GIVEN INFORMATION.
- - - -
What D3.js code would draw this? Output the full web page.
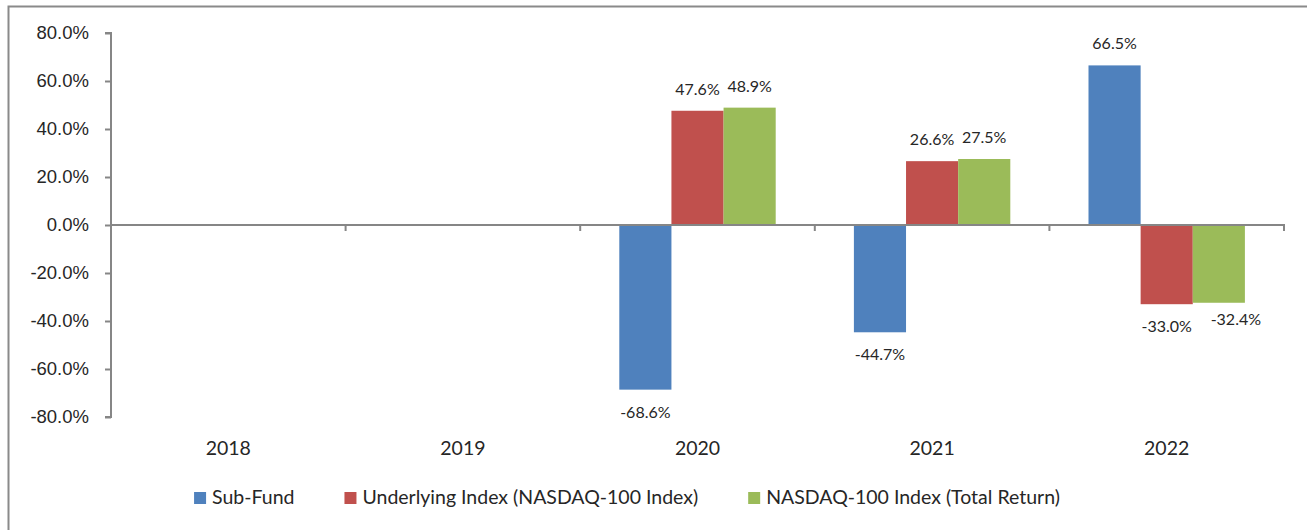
- - - -
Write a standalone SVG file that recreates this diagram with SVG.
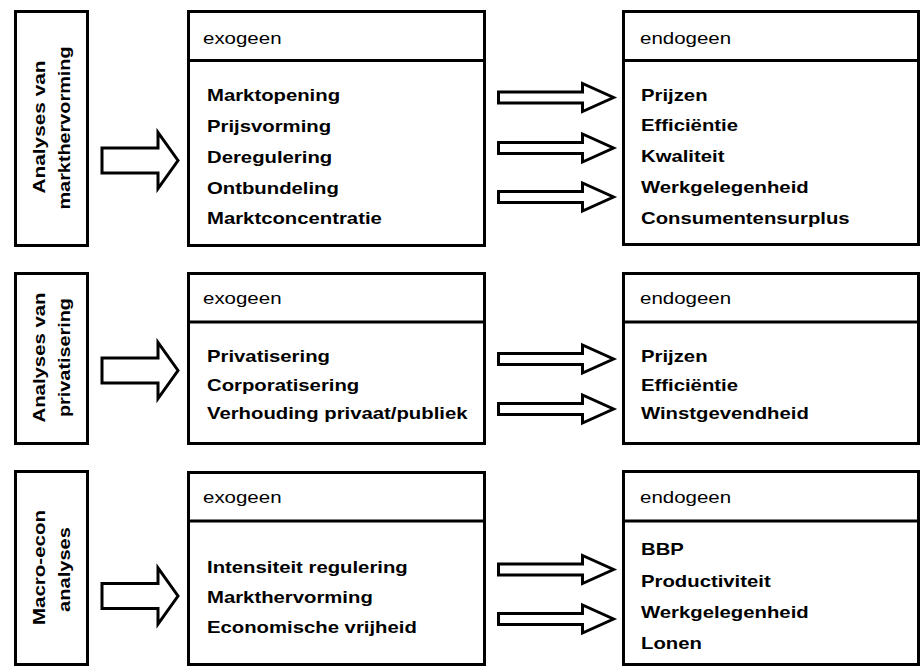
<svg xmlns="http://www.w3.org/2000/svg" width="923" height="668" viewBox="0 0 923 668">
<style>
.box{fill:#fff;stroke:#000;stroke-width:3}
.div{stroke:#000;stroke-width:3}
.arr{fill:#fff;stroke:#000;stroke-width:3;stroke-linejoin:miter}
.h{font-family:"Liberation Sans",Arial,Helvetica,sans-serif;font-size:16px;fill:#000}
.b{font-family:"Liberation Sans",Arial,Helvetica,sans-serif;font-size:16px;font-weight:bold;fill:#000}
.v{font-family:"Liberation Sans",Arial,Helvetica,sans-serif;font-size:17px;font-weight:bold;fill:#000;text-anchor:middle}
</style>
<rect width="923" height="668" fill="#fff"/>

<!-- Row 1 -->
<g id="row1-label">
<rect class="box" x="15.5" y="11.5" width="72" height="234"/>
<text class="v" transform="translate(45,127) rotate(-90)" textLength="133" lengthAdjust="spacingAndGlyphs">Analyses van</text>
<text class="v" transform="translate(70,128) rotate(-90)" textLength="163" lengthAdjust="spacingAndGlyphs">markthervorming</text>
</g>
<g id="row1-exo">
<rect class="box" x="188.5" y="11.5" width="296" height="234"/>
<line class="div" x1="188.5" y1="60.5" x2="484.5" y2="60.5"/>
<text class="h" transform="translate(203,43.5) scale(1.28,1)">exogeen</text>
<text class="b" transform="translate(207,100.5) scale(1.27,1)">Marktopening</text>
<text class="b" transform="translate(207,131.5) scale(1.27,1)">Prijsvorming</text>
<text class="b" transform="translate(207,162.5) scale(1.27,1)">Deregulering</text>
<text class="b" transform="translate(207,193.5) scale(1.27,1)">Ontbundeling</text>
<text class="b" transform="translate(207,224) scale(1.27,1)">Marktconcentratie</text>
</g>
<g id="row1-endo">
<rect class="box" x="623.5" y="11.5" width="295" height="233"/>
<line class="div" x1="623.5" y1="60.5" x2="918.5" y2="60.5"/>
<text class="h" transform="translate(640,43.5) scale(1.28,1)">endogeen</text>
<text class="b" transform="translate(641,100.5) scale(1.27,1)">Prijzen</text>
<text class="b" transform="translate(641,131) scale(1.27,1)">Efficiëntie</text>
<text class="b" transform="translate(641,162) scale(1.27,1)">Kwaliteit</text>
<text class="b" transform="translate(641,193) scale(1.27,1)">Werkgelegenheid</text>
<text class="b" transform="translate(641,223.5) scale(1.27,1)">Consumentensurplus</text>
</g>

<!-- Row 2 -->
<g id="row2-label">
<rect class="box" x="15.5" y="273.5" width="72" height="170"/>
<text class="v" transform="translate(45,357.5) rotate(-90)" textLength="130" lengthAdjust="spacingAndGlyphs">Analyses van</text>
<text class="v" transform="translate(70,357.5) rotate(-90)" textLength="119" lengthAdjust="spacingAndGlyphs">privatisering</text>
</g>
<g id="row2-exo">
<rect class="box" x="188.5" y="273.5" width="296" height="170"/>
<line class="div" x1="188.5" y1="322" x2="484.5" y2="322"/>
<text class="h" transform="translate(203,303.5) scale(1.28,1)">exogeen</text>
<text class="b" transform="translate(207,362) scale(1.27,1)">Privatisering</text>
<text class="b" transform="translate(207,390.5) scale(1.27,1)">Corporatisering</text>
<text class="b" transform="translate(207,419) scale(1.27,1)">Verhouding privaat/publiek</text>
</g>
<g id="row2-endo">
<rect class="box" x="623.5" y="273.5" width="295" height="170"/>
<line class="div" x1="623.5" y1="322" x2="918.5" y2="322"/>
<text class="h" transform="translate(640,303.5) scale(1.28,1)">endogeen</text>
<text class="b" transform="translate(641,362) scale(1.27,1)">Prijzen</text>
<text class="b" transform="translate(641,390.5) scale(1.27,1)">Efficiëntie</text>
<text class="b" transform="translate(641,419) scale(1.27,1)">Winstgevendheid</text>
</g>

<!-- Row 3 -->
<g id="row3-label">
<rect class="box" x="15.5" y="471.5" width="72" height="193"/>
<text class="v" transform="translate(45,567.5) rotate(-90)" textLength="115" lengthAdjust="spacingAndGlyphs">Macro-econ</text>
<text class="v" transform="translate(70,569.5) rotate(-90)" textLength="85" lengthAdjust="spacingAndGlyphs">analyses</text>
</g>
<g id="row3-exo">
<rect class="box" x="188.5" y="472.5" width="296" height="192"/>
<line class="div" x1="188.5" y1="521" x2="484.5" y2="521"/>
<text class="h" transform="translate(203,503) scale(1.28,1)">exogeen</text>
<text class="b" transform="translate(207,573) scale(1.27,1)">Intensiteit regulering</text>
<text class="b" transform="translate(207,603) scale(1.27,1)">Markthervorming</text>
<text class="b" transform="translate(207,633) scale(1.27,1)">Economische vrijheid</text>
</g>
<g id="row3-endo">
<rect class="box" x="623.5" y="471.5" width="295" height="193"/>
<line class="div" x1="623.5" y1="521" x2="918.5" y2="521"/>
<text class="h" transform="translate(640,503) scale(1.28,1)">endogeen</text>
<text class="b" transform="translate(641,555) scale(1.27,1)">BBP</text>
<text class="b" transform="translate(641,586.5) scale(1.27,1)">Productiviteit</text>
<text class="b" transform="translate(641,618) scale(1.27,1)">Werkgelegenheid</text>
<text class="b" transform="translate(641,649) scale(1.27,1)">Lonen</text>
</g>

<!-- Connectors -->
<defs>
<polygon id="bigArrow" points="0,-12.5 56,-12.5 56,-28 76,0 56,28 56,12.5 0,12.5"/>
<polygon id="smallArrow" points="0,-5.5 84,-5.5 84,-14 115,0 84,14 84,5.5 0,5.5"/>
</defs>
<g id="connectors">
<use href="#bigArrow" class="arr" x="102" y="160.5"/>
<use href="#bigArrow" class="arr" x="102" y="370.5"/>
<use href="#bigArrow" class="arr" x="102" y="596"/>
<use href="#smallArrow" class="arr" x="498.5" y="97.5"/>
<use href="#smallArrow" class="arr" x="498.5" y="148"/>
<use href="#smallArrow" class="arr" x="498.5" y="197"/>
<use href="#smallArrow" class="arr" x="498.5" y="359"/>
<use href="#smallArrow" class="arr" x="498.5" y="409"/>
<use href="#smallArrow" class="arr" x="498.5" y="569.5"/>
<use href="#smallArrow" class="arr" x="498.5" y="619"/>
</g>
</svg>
- - - -
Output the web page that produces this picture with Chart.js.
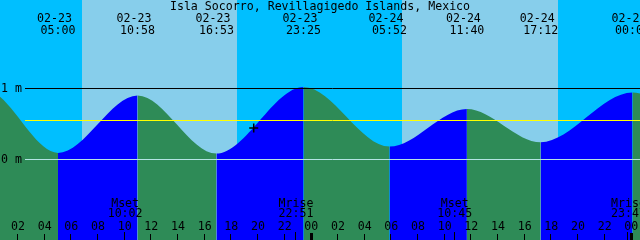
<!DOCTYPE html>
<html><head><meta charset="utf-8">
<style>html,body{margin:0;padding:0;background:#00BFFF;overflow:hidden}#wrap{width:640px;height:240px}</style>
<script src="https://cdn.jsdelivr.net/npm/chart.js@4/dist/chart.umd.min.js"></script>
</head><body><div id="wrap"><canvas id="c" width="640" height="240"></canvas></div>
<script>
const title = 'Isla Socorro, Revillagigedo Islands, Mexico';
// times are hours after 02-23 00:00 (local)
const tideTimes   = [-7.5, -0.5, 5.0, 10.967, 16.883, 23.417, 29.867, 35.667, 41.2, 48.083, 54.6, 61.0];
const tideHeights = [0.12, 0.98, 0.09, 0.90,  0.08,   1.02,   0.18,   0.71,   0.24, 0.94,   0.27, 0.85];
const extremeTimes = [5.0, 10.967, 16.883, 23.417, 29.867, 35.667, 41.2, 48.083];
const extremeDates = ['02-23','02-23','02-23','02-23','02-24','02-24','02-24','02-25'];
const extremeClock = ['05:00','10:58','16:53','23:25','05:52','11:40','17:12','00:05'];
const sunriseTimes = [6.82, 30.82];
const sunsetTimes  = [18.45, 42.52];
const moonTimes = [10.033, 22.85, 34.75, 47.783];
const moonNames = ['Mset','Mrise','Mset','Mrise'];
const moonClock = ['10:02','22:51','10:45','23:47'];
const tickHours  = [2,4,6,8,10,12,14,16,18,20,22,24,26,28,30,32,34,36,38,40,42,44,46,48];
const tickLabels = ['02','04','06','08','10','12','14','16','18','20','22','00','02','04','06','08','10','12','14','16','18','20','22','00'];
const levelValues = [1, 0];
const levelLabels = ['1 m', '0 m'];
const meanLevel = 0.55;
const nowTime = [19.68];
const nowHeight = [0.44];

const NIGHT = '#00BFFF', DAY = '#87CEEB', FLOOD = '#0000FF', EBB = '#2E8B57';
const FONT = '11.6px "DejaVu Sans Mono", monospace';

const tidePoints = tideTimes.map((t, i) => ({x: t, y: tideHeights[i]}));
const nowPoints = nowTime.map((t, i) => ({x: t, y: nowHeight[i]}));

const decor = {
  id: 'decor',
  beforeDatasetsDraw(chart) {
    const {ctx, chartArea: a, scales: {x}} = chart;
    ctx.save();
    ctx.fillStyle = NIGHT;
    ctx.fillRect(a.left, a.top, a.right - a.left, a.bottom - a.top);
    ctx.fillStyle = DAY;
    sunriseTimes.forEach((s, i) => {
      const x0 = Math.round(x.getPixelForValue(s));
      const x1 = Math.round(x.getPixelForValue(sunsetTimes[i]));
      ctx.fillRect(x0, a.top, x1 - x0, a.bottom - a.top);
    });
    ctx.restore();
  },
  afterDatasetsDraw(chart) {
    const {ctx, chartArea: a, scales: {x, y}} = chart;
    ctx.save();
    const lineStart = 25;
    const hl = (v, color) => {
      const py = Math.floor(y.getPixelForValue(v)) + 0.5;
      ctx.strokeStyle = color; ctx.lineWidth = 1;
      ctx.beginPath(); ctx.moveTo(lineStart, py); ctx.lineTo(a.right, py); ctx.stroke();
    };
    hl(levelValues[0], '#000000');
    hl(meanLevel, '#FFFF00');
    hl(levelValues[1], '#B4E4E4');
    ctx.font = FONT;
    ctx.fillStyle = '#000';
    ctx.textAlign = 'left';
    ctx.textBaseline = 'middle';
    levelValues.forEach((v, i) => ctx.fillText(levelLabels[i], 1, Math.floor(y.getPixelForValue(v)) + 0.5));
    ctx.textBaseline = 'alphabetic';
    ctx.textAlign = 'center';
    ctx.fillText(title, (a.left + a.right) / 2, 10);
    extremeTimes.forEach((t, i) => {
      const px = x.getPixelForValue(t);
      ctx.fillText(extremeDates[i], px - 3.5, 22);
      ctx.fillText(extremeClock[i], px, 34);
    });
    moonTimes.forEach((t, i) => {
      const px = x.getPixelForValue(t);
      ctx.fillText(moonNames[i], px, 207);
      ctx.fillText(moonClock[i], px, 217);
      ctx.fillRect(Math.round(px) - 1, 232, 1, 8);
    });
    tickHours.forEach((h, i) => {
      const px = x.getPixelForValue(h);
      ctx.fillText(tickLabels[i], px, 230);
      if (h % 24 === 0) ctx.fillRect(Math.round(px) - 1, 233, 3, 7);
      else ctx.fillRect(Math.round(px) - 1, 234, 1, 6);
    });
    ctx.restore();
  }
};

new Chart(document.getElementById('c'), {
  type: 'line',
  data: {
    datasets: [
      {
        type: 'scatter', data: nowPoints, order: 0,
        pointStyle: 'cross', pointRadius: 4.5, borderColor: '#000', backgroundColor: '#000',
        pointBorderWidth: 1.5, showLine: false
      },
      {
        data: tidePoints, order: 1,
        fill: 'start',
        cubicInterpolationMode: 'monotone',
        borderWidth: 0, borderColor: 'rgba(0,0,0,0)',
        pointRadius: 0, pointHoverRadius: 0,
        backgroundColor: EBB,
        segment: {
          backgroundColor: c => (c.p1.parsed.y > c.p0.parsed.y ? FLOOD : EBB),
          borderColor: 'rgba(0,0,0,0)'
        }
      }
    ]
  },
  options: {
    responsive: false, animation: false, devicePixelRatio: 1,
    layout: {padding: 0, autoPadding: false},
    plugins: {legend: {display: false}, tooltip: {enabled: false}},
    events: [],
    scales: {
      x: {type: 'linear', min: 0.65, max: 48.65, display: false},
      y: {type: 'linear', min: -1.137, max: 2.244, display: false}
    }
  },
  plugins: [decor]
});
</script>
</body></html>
- - - -
From the data above, gather every line that includes the word "Output".

REPLY TO THE EXERCISE.
What D3.js code would draw this? Output the full web page.
Output the web page that produces this picture with Chart.js.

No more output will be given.